## Problem to solve
Restate each line of the listing exactly, without carrying over any pictures.

## Recorded data
begin
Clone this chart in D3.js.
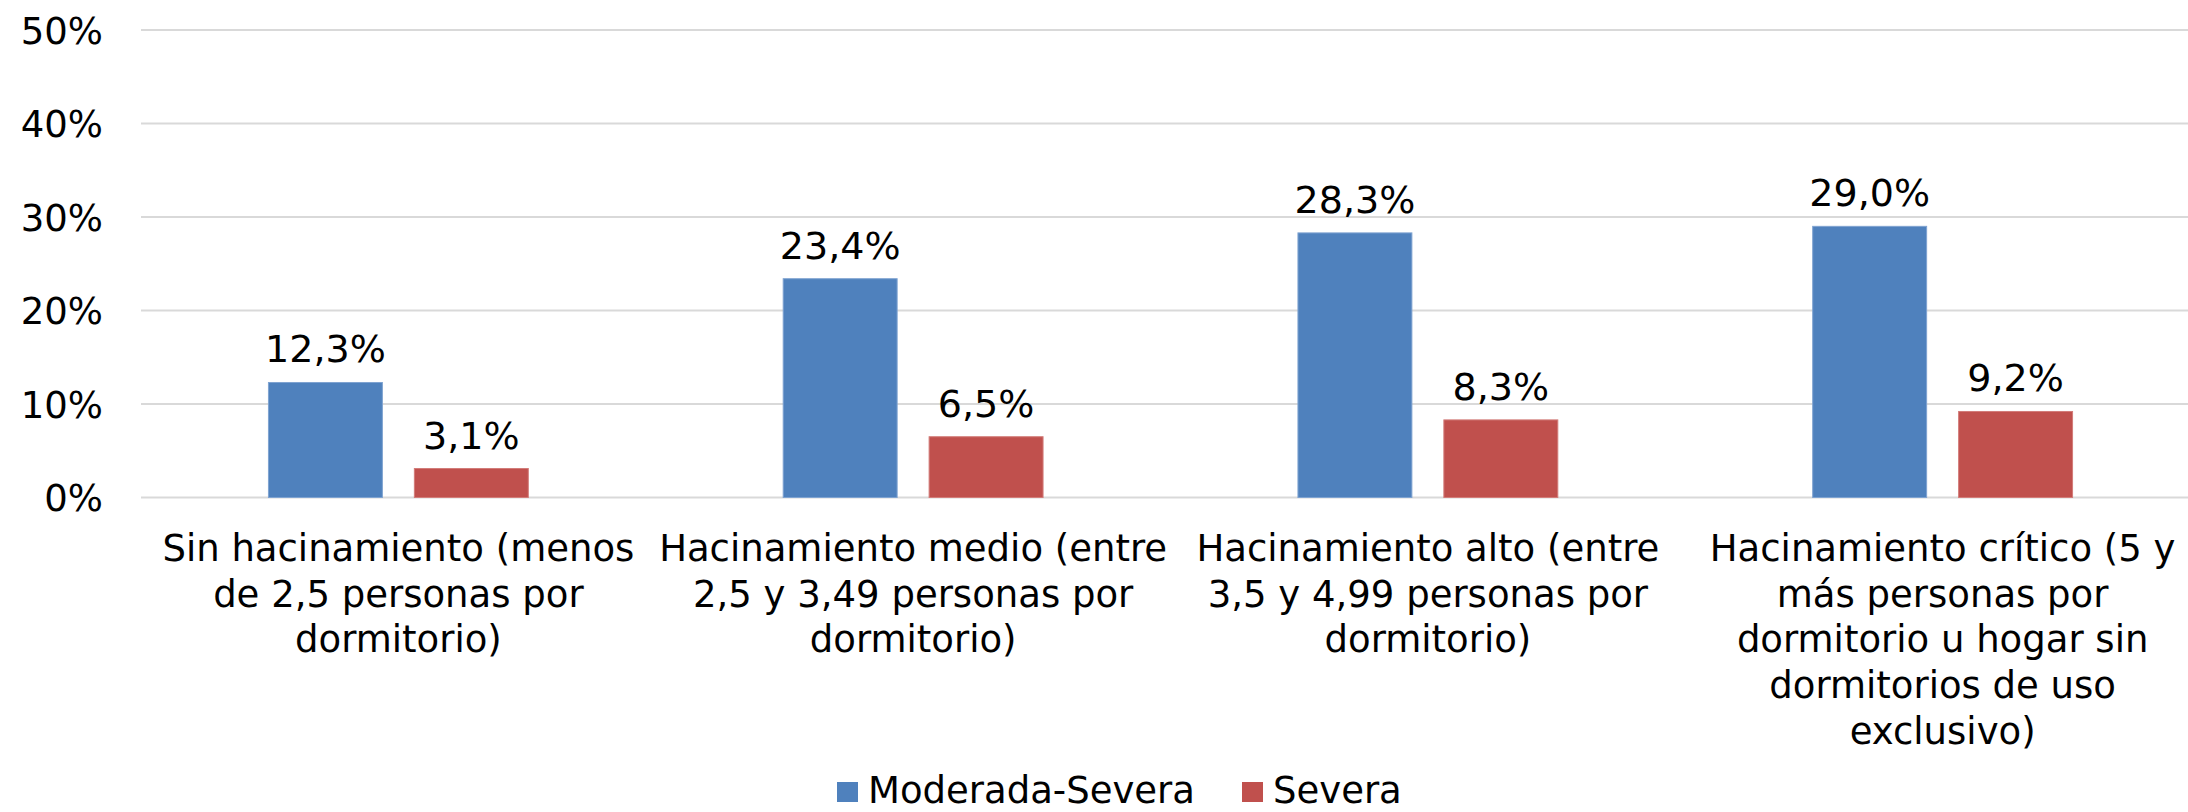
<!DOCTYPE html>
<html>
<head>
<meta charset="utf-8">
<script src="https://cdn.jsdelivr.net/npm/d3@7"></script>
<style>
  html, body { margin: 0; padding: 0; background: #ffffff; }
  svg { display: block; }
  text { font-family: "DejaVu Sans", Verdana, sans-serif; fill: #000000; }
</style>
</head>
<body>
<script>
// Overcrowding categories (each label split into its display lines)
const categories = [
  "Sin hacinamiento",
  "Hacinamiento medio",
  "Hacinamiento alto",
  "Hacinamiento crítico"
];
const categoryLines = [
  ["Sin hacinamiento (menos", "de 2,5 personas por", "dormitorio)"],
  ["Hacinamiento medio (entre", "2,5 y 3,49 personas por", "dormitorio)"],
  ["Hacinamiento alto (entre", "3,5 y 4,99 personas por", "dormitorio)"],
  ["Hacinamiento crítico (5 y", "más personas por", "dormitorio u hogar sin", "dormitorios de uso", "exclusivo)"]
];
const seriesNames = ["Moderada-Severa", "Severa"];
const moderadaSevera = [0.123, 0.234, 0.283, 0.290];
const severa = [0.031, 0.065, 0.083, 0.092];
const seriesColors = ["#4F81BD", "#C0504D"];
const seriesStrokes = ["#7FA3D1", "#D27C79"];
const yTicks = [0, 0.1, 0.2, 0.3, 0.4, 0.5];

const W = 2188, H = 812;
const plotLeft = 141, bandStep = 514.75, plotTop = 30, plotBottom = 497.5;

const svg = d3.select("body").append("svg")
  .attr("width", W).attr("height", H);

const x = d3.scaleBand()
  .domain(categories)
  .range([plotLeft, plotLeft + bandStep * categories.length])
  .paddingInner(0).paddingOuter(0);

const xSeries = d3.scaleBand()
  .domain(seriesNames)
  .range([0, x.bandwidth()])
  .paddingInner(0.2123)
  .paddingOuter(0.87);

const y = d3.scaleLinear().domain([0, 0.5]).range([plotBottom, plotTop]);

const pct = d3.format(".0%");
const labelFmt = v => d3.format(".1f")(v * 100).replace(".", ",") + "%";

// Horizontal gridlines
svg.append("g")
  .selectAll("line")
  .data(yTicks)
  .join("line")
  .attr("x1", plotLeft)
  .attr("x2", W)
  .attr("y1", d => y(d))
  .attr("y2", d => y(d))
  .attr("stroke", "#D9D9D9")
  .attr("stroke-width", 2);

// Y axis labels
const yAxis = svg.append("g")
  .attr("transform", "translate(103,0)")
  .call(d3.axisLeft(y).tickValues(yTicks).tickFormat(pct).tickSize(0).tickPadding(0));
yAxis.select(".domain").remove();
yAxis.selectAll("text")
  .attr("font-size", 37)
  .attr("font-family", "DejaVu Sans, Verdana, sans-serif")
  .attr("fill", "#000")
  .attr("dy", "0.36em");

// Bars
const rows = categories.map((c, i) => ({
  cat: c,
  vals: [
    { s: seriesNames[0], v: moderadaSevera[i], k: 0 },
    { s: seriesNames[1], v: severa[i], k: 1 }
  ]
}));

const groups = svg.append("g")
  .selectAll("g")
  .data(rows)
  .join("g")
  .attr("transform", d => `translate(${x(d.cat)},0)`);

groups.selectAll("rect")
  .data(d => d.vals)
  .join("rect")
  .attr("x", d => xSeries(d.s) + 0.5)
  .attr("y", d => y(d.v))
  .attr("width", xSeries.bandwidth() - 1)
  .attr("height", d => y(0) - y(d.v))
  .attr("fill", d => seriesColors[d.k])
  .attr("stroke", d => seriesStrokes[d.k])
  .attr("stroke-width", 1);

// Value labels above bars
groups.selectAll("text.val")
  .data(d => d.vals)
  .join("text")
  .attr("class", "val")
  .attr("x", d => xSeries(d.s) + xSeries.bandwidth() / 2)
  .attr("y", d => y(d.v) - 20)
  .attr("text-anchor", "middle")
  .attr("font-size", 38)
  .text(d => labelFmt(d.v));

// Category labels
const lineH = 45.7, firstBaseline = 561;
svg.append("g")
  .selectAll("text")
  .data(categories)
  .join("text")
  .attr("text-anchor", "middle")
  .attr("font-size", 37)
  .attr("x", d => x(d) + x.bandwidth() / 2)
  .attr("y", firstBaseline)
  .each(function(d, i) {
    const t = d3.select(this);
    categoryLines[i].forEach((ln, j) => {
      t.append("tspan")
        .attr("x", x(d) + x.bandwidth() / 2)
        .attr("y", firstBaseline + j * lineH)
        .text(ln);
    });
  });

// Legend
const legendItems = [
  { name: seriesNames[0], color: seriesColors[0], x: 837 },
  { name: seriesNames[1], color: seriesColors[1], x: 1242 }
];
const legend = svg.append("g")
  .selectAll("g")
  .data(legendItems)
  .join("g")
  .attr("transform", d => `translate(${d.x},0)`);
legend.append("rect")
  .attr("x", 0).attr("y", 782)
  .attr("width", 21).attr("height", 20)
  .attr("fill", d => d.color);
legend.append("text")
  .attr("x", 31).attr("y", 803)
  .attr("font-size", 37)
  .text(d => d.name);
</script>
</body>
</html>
end
## Written response
Clone this chart in D3.js.
<!DOCTYPE html>
<html>
<head>
<meta charset="utf-8">
<script src="https://cdn.jsdelivr.net/npm/d3@7"></script>
<style>
  html, body { margin: 0; padding: 0; background: #ffffff; }
  svg { display: block; }
  text { font-family: "DejaVu Sans", Verdana, sans-serif; fill: #000000; }
</style>
</head>
<body>
<script>
// Overcrowding categories (each label split into its display lines)
const categories = [
  "Sin hacinamiento",
  "Hacinamiento medio",
  "Hacinamiento alto",
  "Hacinamiento crítico"
];
const categoryLines = [
  ["Sin hacinamiento (menos", "de 2,5 personas por", "dormitorio)"],
  ["Hacinamiento medio (entre", "2,5 y 3,49 personas por", "dormitorio)"],
  ["Hacinamiento alto (entre", "3,5 y 4,99 personas por", "dormitorio)"],
  ["Hacinamiento crítico (5 y", "más personas por", "dormitorio u hogar sin", "dormitorios de uso", "exclusivo)"]
];
const seriesNames = ["Moderada-Severa", "Severa"];
const moderadaSevera = [0.123, 0.234, 0.283, 0.290];
const severa = [0.031, 0.065, 0.083, 0.092];
const seriesColors = ["#4F81BD", "#C0504D"];
const seriesStrokes = ["#7FA3D1", "#D27C79"];
const yTicks = [0, 0.1, 0.2, 0.3, 0.4, 0.5];

const W = 2188, H = 812;
const plotLeft = 141, bandStep = 514.75, plotTop = 30, plotBottom = 497.5;

const svg = d3.select("body").append("svg")
  .attr("width", W).attr("height", H);

const x = d3.scaleBand()
  .domain(categories)
  .range([plotLeft, plotLeft + bandStep * categories.length])
  .paddingInner(0).paddingOuter(0);

const xSeries = d3.scaleBand()
  .domain(seriesNames)
  .range([0, x.bandwidth()])
  .paddingInner(0.2123)
  .paddingOuter(0.87);

const y = d3.scaleLinear().domain([0, 0.5]).range([plotBottom, plotTop]);

const pct = d3.format(".0%");
const labelFmt = v => d3.format(".1f")(v * 100).replace(".", ",") + "%";

// Horizontal gridlines
svg.append("g")
  .selectAll("line")
  .data(yTicks)
  .join("line")
  .attr("x1", plotLeft)
  .attr("x2", W)
  .attr("y1", d => y(d))
  .attr("y2", d => y(d))
  .attr("stroke", "#D9D9D9")
  .attr("stroke-width", 2);

// Y axis labels
const yAxis = svg.append("g")
  .attr("transform", "translate(103,0)")
  .call(d3.axisLeft(y).tickValues(yTicks).tickFormat(pct).tickSize(0).tickPadding(0));
yAxis.select(".domain").remove();
yAxis.selectAll("text")
  .attr("font-size", 37)
  .attr("font-family", "DejaVu Sans, Verdana, sans-serif")
  .attr("fill", "#000")
  .attr("dy", "0.36em");

// Bars
const rows = categories.map((c, i) => ({
  cat: c,
  vals: [
    { s: seriesNames[0], v: moderadaSevera[i], k: 0 },
    { s: seriesNames[1], v: severa[i], k: 1 }
  ]
}));

const groups = svg.append("g")
  .selectAll("g")
  .data(rows)
  .join("g")
  .attr("transform", d => `translate(${x(d.cat)},0)`);

groups.selectAll("rect")
  .data(d => d.vals)
  .join("rect")
  .attr("x", d => xSeries(d.s) + 0.5)
  .attr("y", d => y(d.v))
  .attr("width", xSeries.bandwidth() - 1)
  .attr("height", d => y(0) - y(d.v))
  .attr("fill", d => seriesColors[d.k])
  .attr("stroke", d => seriesStrokes[d.k])
  .attr("stroke-width", 1);

// Value labels above bars
groups.selectAll("text.val")
  .data(d => d.vals)
  .join("text")
  .attr("class", "val")
  .attr("x", d => xSeries(d.s) + xSeries.bandwidth() / 2)
  .attr("y", d => y(d.v) - 20)
  .attr("text-anchor", "middle")
  .attr("font-size", 38)
  .text(d => labelFmt(d.v));

// Category labels
const lineH = 45.7, firstBaseline = 561;
svg.append("g")
  .selectAll("text")
  .data(categories)
  .join("text")
  .attr("text-anchor", "middle")
  .attr("font-size", 37)
  .attr("x", d => x(d) + x.bandwidth() / 2)
  .attr("y", firstBaseline)
  .each(function(d, i) {
    const t = d3.select(this);
    categoryLines[i].forEach((ln, j) => {
      t.append("tspan")
        .attr("x", x(d) + x.bandwidth() / 2)
        .attr("y", firstBaseline + j * lineH)
        .text(ln);
    });
  });

// Legend
const legendItems = [
  { name: seriesNames[0], color: seriesColors[0], x: 837 },
  { name: seriesNames[1], color: seriesColors[1], x: 1242 }
];
const legend = svg.append("g")
  .selectAll("g")
  .data(legendItems)
  .join("g")
  .attr("transform", d => `translate(${d.x},0)`);
legend.append("rect")
  .attr("x", 0).attr("y", 782)
  .attr("width", 21).attr("height", 20)
  .attr("fill", d => d.color);
legend.append("text")
  .attr("x", 31).attr("y", 803)
  .attr("font-size", 37)
  .text(d => d.name);
</script>
</body>
</html>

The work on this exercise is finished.